__Data__.
---*---
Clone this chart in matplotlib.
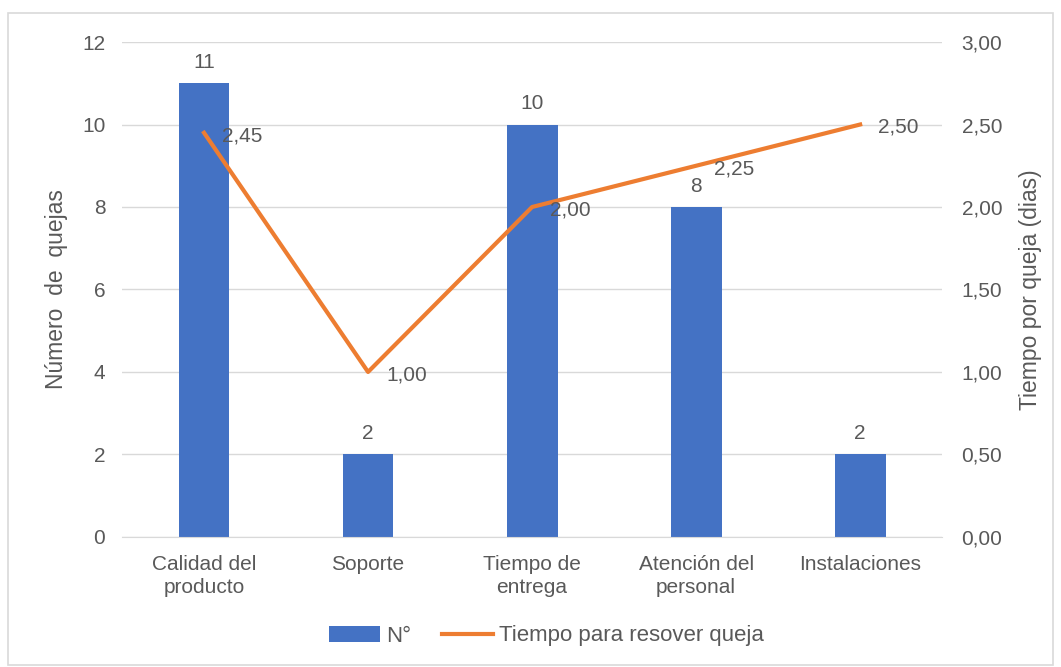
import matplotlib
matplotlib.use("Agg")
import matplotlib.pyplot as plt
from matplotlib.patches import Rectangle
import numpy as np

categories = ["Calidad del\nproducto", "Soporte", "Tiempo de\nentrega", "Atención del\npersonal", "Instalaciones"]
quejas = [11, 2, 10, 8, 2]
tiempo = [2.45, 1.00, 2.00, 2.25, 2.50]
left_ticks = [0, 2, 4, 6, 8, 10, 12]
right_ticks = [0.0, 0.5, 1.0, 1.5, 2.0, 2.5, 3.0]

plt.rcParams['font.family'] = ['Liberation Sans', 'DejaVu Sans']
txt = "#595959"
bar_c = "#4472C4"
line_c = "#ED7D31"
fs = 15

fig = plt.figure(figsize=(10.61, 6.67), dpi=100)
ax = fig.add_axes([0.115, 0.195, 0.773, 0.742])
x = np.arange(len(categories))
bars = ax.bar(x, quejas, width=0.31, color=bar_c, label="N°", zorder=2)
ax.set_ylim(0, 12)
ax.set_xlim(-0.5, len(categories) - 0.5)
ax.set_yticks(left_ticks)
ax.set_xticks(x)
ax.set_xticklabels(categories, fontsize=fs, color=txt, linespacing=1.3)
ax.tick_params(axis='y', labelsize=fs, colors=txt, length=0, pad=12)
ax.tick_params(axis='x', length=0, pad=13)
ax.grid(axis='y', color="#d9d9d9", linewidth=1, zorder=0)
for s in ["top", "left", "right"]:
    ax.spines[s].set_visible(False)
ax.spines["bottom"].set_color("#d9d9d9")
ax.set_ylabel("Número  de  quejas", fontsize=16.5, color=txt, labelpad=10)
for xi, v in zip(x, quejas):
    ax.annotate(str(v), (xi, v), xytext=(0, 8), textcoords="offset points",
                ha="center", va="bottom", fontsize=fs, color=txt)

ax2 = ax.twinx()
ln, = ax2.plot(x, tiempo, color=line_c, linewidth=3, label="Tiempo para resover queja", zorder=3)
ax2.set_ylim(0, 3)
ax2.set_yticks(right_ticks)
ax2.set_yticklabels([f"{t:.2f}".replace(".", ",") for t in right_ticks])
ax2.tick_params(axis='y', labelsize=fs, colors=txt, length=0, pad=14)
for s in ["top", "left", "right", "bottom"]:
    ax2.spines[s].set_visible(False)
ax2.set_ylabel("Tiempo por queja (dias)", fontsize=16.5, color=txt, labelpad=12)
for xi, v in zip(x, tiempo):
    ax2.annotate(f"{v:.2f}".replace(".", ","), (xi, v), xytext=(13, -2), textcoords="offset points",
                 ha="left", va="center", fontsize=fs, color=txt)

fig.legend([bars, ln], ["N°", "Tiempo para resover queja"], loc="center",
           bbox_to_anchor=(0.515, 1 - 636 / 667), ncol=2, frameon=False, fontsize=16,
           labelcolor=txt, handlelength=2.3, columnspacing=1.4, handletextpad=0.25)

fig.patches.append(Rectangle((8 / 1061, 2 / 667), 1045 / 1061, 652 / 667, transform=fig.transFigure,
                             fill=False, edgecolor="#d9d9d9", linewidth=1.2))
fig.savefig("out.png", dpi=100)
---*---
__The problem__.
Repeat the listing above exactly from its first line to the line containing "right_ticks = [0.0, 0.5, 1.0, 1.5, 2.0, 2.5, 3.0]", both included, and omit the pictures.

__Solution to the exercise__.
Clone this chart in matplotlib.
import matplotlib
matplotlib.use("Agg")
import matplotlib.pyplot as plt
from matplotlib.patches import Rectangle
import numpy as np

categories = ["Calidad del\nproducto", "Soporte", "Tiempo de\nentrega", "Atención del\npersonal", "Instalaciones"]
quejas = [11, 2, 10, 8, 2]
tiempo = [2.45, 1.00, 2.00, 2.25, 2.50]
left_ticks = [0, 2, 4, 6, 8, 10, 12]
right_ticks = [0.0, 0.5, 1.0, 1.5, 2.0, 2.5, 3.0]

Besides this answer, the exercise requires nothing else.